• **EXERCISE PROMPT**:
Starting at the first line of the listing below, repeat each line exactly until the line containing "bottom += v", which you include. Leave out pictures.

[start]

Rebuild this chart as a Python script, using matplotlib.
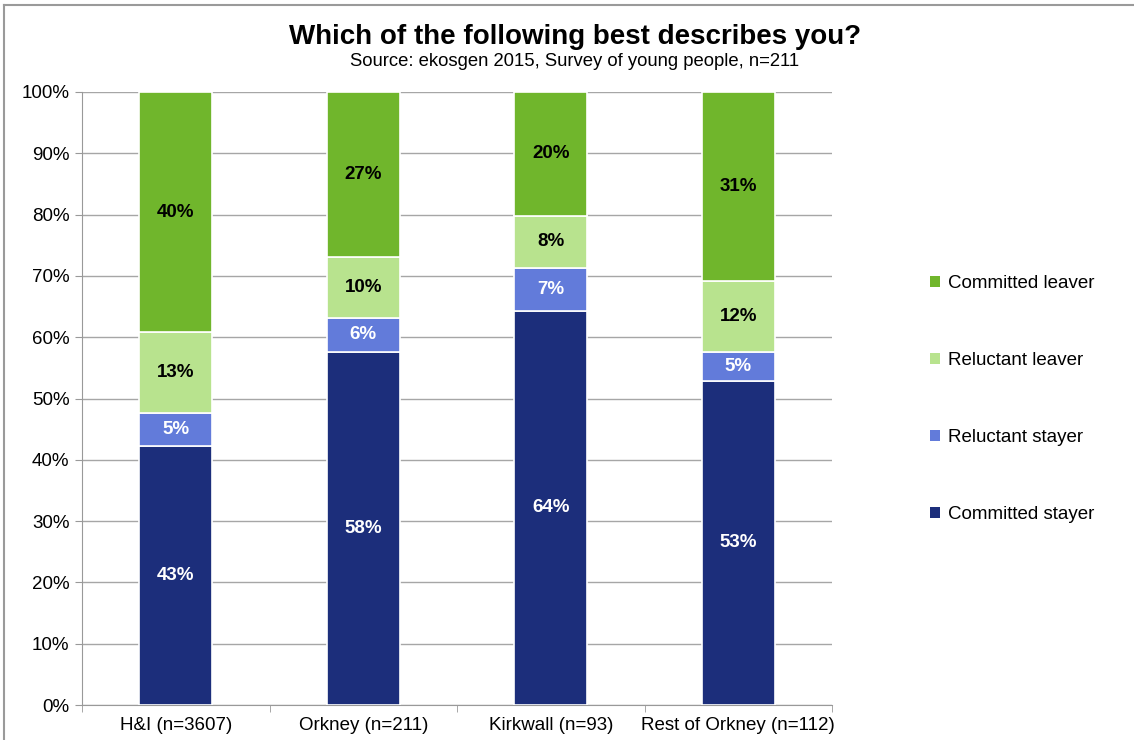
import matplotlib.pyplot as plt
import numpy as np
from matplotlib.patches import Patch

plt.rcParams['font.family'] = ['Liberation Sans', 'DejaVu Sans']

groups = ['H&I (n=3607)', 'Orkney (n=211)', 'Kirkwall (n=93)', 'Rest of Orkney (n=112)']
series = ['Committed stayer', 'Reluctant stayer', 'Reluctant leaver', 'Committed leaver']
committed_stayer = [42.3, 57.6, 64.3, 52.9]
reluctant_stayer = [5.3, 5.6, 7.0, 4.7]
reluctant_leaver = [13.2, 9.9, 8.5, 11.6]
committed_leaver = [39.2, 26.9, 20.2, 30.8]
# labels as printed on the chart
lab_cs = [43, 58, 64, 53]
lab_rs = [5, 6, 7, 5]
lab_rl = [13, 10, 8, 12]
lab_cl = [40, 27, 20, 31]

colors = ['#1C2E7B', '#627BDA', '#B8E38E', '#70B62C']
txtcol = ['white', 'white', 'black', 'black']

fig = plt.figure(figsize=(11.34, 7.4), dpi=100)
ax = fig.add_axes([82/1134, 35/740, 750/1134, 613/740])

x = np.arange(len(groups))
vals = [committed_stayer, reluctant_stayer, reluctant_leaver, committed_leaver]
labs = [lab_cs, lab_rs, lab_rl, lab_cl]
bottom = np.zeros(len(groups))
for v, l, c, tc, name in zip(vals, labs, colors, txtcol, series):
    v = np.array(v)
    ax.bar(x, v, 0.39, bottom=bottom, color=c, edgecolor='white', linewidth=1.2, zorder=3)
    for xi, b, h, t in zip(x, bottom, v, l):
        ax.text(xi, b + h/2, '%d%%' % t, ha='center', va='center', color=tc,
                fontsize=13.5, fontweight='bold', zorder=4)
    bottom += v

ax.set_xlim(-0.5, 3.5)
ax.set_ylim(0, 100)
ax.set_yticks(np.arange(0, 101, 10))
ax.set_yticklabels(['%d%%' % t for t in range(0, 101, 10)], fontsize=13.5)
ax.set_xticks(x)
ax.set_xticklabels(groups, fontsize=13.5)
ax.set_xticks(np.arange(-0.5, 3.6, 1), minor=True)
ax.tick_params(axis='x', which='major', length=0, pad=9)
ax.tick_params(axis='x', which='minor', length=5, color='#999999')
ax.tick_params(axis='y', length=5, color='#999999', pad=4)
ax.grid(axis='y', color='#A6A6A6', linewidth=1, zorder=0)
for s in ['top', 'right']:
    ax.spines[s].set_visible(False)
ax.spines['left'].set_color('#999999')
ax.spines['bottom'].set_color('#999999')

handles = [Patch(facecolor=c, edgecolor='none', label=n) for c, n in zip(colors, series)]
fig.legend(handles=handles[::-1], loc='center left', bbox_to_anchor=(913/1134, 1 - 399/740),
           frameon=False, fontsize=13.5, labelspacing=3.2, handlelength=0.55, handleheight=0.55,
           handletextpad=0.4)

fig.text(575/1134, 1 - 37/740, 'Which of the following best describes you?', ha='center', va='center',
         fontsize=20, fontweight='bold')
fig.text(575/1134, 1 - 62/740, 'Source: ekosgen 2015, Survey of young people, n=211', ha='center', va='center',
         fontsize=13.3)

# outer chart border (top and left visible)
fig.add_artist(plt.Line2D([4/1134, 1], [1 - 5/740, 1 - 5/740], color='#9a9a9a', linewidth=1.5))
fig.add_artist(plt.Line2D([4/1134, 4/1134], [0, 1 - 5/740], color='#9a9a9a', linewidth=1.5))

fig.savefig('out.png', dpi=100)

[end]

• **ANSWER TO THIS TASK**:
Rebuild this chart as a Python script, using matplotlib.
import matplotlib.pyplot as plt
import numpy as np
from matplotlib.patches import Patch

plt.rcParams['font.family'] = ['Liberation Sans', 'DejaVu Sans']

groups = ['H&I (n=3607)', 'Orkney (n=211)', 'Kirkwall (n=93)', 'Rest of Orkney (n=112)']
series = ['Committed stayer', 'Reluctant stayer', 'Reluctant leaver', 'Committed leaver']
committed_stayer = [42.3, 57.6, 64.3, 52.9]
reluctant_stayer = [5.3, 5.6, 7.0, 4.7]
reluctant_leaver = [13.2, 9.9, 8.5, 11.6]
committed_leaver = [39.2, 26.9, 20.2, 30.8]
# labels as printed on the chart
lab_cs = [43, 58, 64, 53]
lab_rs = [5, 6, 7, 5]
lab_rl = [13, 10, 8, 12]
lab_cl = [40, 27, 20, 31]

colors = ['#1C2E7B', '#627BDA', '#B8E38E', '#70B62C']
txtcol = ['white', 'white', 'black', 'black']

fig = plt.figure(figsize=(11.34, 7.4), dpi=100)
ax = fig.add_axes([82/1134, 35/740, 750/1134, 613/740])

x = np.arange(len(groups))
vals = [committed_stayer, reluctant_stayer, reluctant_leaver, committed_leaver]
labs = [lab_cs, lab_rs, lab_rl, lab_cl]
bottom = np.zeros(len(groups))
for v, l, c, tc, name in zip(vals, labs, colors, txtcol, series):
    v = np.array(v)
    ax.bar(x, v, 0.39, bottom=bottom, color=c, edgecolor='white', linewidth=1.2, zorder=3)
    for xi, b, h, t in zip(x, bottom, v, l):
        ax.text(xi, b + h/2, '%d%%' % t, ha='center', va='center', color=tc,
                fontsize=13.5, fontweight='bold', zorder=4)
    bottom += v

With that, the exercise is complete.